Material

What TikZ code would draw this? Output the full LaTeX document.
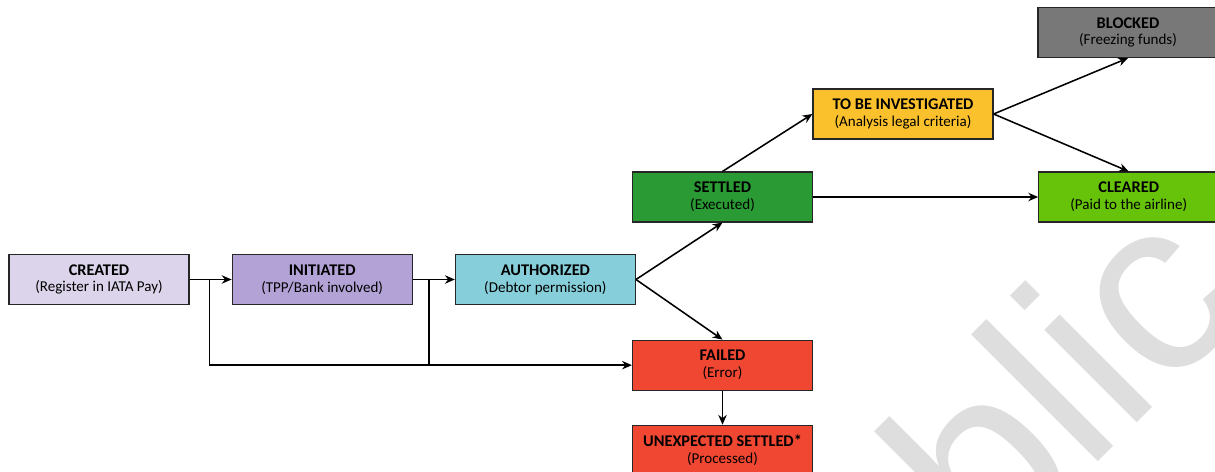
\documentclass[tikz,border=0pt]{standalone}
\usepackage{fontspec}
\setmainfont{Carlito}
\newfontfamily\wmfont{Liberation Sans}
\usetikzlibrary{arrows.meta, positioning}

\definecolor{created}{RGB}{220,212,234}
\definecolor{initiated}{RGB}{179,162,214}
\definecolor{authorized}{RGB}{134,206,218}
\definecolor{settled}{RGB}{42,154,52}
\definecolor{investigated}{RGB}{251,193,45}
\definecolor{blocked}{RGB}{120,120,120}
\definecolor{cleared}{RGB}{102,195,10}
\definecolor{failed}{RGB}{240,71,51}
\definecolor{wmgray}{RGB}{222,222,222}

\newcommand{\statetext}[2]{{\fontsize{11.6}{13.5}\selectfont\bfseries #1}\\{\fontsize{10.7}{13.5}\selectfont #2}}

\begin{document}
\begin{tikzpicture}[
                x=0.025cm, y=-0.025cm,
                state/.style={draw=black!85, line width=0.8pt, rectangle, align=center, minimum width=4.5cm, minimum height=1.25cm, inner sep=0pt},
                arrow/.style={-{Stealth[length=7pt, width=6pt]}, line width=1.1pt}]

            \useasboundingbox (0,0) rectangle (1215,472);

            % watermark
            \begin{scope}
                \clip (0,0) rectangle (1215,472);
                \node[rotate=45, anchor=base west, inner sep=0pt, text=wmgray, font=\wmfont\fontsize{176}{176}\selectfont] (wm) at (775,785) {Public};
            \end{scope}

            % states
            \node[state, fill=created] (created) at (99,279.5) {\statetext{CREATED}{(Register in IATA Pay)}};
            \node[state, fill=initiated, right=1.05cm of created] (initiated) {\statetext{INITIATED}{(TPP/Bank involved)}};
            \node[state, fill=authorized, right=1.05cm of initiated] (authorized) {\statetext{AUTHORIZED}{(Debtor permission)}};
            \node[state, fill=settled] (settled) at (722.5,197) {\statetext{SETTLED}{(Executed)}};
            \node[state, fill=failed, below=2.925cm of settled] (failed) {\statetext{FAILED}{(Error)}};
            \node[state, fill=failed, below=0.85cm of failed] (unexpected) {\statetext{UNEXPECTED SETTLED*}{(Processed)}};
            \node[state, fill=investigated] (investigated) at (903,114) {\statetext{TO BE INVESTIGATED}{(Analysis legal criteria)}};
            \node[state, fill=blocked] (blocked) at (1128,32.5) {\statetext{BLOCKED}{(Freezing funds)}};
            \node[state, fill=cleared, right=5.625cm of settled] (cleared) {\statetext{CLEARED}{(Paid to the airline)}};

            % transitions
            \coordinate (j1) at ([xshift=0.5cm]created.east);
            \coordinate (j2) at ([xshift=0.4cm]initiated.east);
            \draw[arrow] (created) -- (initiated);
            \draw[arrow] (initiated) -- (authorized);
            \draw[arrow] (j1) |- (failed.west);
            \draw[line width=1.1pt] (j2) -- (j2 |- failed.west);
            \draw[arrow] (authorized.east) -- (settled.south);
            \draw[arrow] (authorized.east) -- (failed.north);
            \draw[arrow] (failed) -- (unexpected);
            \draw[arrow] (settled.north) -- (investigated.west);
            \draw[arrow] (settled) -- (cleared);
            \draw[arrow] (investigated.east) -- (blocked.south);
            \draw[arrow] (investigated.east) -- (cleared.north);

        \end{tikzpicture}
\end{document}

What you need to do
Except for the pictures, print the data above exactly.

Complete output
What TikZ code would draw this? Output the full LaTeX document.
\documentclass[tikz,border=0pt]{standalone}
\usepackage{fontspec}
\setmainfont{Carlito}
\newfontfamily\wmfont{Liberation Sans}
\usetikzlibrary{arrows.meta, positioning}

\definecolor{created}{RGB}{220,212,234}
\definecolor{initiated}{RGB}{179,162,214}
\definecolor{authorized}{RGB}{134,206,218}
\definecolor{settled}{RGB}{42,154,52}
\definecolor{investigated}{RGB}{251,193,45}
\definecolor{blocked}{RGB}{120,120,120}
\definecolor{cleared}{RGB}{102,195,10}
\definecolor{failed}{RGB}{240,71,51}
\definecolor{wmgray}{RGB}{222,222,222}

\newcommand{\statetext}[2]{{\fontsize{11.6}{13.5}\selectfont\bfseries #1}\\{\fontsize{10.7}{13.5}\selectfont #2}}

\begin{document}
\begin{tikzpicture}[
                x=0.025cm, y=-0.025cm,
                state/.style={draw=black!85, line width=0.8pt, rectangle, align=center, minimum width=4.5cm, minimum height=1.25cm, inner sep=0pt},
                arrow/.style={-{Stealth[length=7pt, width=6pt]}, line width=1.1pt}]

            \useasboundingbox (0,0) rectangle (1215,472);

            % watermark
            \begin{scope}
                \clip (0,0) rectangle (1215,472);
                \node[rotate=45, anchor=base west, inner sep=0pt, text=wmgray, font=\wmfont\fontsize{176}{176}\selectfont] (wm) at (775,785) {Public};
            \end{scope}

            % states
            \node[state, fill=created] (created) at (99,279.5) {\statetext{CREATED}{(Register in IATA Pay)}};
            \node[state, fill=initiated, right=1.05cm of created] (initiated) {\statetext{INITIATED}{(TPP/Bank involved)}};
            \node[state, fill=authorized, right=1.05cm of initiated] (authorized) {\statetext{AUTHORIZED}{(Debtor permission)}};
            \node[state, fill=settled] (settled) at (722.5,197) {\statetext{SETTLED}{(Executed)}};
            \node[state, fill=failed, below=2.925cm of settled] (failed) {\statetext{FAILED}{(Error)}};
            \node[state, fill=failed, below=0.85cm of failed] (unexpected) {\statetext{UNEXPECTED SETTLED*}{(Processed)}};
            \node[state, fill=investigated] (investigated) at (903,114) {\statetext{TO BE INVESTIGATED}{(Analysis legal criteria)}};
            \node[state, fill=blocked] (blocked) at (1128,32.5) {\statetext{BLOCKED}{(Freezing funds)}};
            \node[state, fill=cleared, right=5.625cm of settled] (cleared) {\statetext{CLEARED}{(Paid to the airline)}};

            % transitions
            \coordinate (j1) at ([xshift=0.5cm]created.east);
            \coordinate (j2) at ([xshift=0.4cm]initiated.east);
            \draw[arrow] (created) -- (initiated);
            \draw[arrow] (initiated) -- (authorized);
            \draw[arrow] (j1) |- (failed.west);
            \draw[line width=1.1pt] (j2) -- (j2 |- failed.west);
            \draw[arrow] (authorized.east) -- (settled.south);
            \draw[arrow] (authorized.east) -- (failed.north);
            \draw[arrow] (failed) -- (unexpected);
            \draw[arrow] (settled.north) -- (investigated.west);
            \draw[arrow] (settled) -- (cleared);
            \draw[arrow] (investigated.east) -- (blocked.south);
            \draw[arrow] (investigated.east) -- (cleared.north);

        \end{tikzpicture}
\end{document}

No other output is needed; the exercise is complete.